Ancak bu görüş sahipleri bize ”Ekonomik, sosyal ve siyasal değişime ilişkin hemen hiçbir tümel anlayış ve
tasavvur sunmamaktadırlar. Onlar Müslümanların geçmişte İslam sayesinde gerçekleştirdiği ilerleme ve
medeniyetin tanıklığına başvurmaktan bir adım ileriye gidemezler ve bu ilerlemeyi, Müslümanların salt dini
metinlere tabi olmalarıyla ve bu metinleri hayatlarına hakim kılmalarıyla açıklarlar.” (Nasr Hamid Ebu Zeyd,
İlahi Hitabın Tabiatı, s.40)
Kuşkusuz bu gelenekçi çözüm tarzı, Müslüman toplumların bilincini şekillendirmede etkin bir konumdadır ve
doğal olarak ‘resmi din’ söylemini de bu anlayış domine etmektedir.
Maalesef bu gelenekçi çözüm tarzının temsilcileri, geçmiş dönemlerin kendine özgü şartlarında oluşan
içtihadları, felsefi ve düşünsel mirası çağdaş verili durumla mukayese ederek herhangi bir ayıklamaya tabi
kılmadan ve de çağımıza uygun bir dille yeniden şekillendiremedikleri için yaşadığımız çağa hitap etmeyen
bir miras bıraktılar bize.
Kabul etmek gerekiyor ki bu mirasla çağdaş dünyanın gerçeklerini dikkate alan bir yönetim modeli
oluşturmanın imkan ve ihtimali bulunmamaktadır.
Bugün geldiğimiz noktada Müslüman toplumların iktidar geleneğine yakından baktığımızda, bugüne
taşıyacağımız sağlıklı bir örnek bulabilir miyiz?
Muaviye döneminde yaşanan şu örneğin zihin dünyamızın aydınlanması açısından ışık tutacağı
kanaatindeyim: “Hasan Basri her zaman yaptığı gibi Basra Mescidi’nde bir ders sunumundayken Ma’bed b.
Halid el-Cüheni ve Ata b. Yaser mescide girer ve şöyle sorarlar: Ey Ebu Said! Bu hükümdarlar
Müslümanların kanını döküyor, mallarını gasp ediyor ve daha nice şeyler yapıyorlar. Ve bunu yaparken de
‘yaptıklarımız Allah’ın kaderi üzere gerçekleşmektedir’ diyorlar.” (Muhammed Abid el-Cabiri, Arap Ahlaki
Aklı, s.100)
Ne yazık ki Müslüman toplumların tarihinde buna benzer sayısız örnekler bulunmaktadır.

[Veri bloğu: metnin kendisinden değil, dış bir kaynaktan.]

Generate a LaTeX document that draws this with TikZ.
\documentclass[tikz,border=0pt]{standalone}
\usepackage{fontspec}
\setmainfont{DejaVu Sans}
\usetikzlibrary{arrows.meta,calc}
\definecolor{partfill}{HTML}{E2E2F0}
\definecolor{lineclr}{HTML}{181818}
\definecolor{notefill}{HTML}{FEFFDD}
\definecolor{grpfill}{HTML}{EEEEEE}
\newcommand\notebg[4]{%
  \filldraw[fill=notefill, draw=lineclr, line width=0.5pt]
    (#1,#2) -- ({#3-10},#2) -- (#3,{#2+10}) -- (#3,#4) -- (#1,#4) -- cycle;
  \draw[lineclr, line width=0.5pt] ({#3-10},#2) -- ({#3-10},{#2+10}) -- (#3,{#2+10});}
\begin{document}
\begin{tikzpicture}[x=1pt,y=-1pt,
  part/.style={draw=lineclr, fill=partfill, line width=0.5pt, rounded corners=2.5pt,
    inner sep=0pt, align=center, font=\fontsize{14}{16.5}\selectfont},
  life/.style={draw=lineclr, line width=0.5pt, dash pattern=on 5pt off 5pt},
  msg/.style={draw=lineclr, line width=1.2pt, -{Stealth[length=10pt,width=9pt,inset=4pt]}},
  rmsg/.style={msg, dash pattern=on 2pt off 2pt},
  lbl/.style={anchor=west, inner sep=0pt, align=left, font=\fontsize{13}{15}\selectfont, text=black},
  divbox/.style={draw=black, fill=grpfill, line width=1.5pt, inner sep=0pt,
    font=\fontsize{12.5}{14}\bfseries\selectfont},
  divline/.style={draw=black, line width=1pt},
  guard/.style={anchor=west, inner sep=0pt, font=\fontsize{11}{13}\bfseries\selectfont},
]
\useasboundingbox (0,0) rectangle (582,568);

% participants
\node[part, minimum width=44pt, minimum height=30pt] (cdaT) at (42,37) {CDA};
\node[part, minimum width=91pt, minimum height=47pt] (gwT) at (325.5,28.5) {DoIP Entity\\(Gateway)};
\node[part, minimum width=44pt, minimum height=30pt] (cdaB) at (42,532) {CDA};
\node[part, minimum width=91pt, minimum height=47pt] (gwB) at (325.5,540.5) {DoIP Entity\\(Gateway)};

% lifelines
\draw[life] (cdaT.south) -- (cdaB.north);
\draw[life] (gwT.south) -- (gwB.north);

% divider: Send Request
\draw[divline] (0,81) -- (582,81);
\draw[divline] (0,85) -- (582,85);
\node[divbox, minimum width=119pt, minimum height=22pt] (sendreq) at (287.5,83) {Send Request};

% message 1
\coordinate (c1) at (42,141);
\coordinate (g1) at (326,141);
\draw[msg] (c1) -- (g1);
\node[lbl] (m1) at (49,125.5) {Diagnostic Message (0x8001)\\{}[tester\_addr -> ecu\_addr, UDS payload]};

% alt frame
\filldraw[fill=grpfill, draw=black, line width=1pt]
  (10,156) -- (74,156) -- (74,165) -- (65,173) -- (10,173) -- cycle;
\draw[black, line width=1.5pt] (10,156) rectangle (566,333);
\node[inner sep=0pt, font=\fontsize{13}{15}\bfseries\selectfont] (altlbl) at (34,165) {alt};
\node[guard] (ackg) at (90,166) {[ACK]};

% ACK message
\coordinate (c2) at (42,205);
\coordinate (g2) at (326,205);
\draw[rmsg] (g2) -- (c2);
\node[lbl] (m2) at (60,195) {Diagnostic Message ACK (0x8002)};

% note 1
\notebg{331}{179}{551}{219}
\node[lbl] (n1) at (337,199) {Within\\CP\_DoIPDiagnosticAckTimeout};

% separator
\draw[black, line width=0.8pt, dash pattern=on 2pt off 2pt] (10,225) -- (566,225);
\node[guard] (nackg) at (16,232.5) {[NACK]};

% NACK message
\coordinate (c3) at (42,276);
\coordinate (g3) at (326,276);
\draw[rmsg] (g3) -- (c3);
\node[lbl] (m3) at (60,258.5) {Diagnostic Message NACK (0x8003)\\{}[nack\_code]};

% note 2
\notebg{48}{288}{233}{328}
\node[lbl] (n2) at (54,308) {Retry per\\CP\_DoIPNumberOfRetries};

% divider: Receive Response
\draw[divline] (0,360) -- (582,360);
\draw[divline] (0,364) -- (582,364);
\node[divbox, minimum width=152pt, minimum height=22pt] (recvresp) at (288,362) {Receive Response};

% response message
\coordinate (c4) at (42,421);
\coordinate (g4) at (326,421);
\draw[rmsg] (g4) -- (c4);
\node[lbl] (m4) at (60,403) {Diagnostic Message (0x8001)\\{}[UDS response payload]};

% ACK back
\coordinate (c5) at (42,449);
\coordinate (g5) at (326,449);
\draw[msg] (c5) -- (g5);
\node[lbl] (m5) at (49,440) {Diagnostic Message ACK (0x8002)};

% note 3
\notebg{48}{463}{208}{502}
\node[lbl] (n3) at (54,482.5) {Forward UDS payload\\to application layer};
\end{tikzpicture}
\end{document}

Mesela Maverdi diyor ki: “Allah bitkileri cansız varlıklara, hayvanları bitkilere, insanları hayvanlara üstün
kıldı, sonra Allah (cc) tıpkı insanı diğer varlıklara üstün kıldığı gibi birçok yönden kralları da insan
katmanlarına üstün kılmıştır.” (age, s.295)
Dolayısıyla bilmek gerekiyor ki eleştirel bir bakış açısı geliştirmeden, Müslüman dünyanın geçmişteki
yönetim anlayışlarını esaslı bir şekilde sorgulamadan, daha da vahim olanı bu örnekleri bir din gibi
algılayarak bugüne taşımak modern zamanlardaki Müslümanların hiçbir derdine çare olmayacaktır.
İşte Müslüman toplumlar olarak devraldığımız yönetim anlayışı ve geleneksel kültürel mirasımız genel
hatlarıyla böyle bir görünüm arz etmektedir.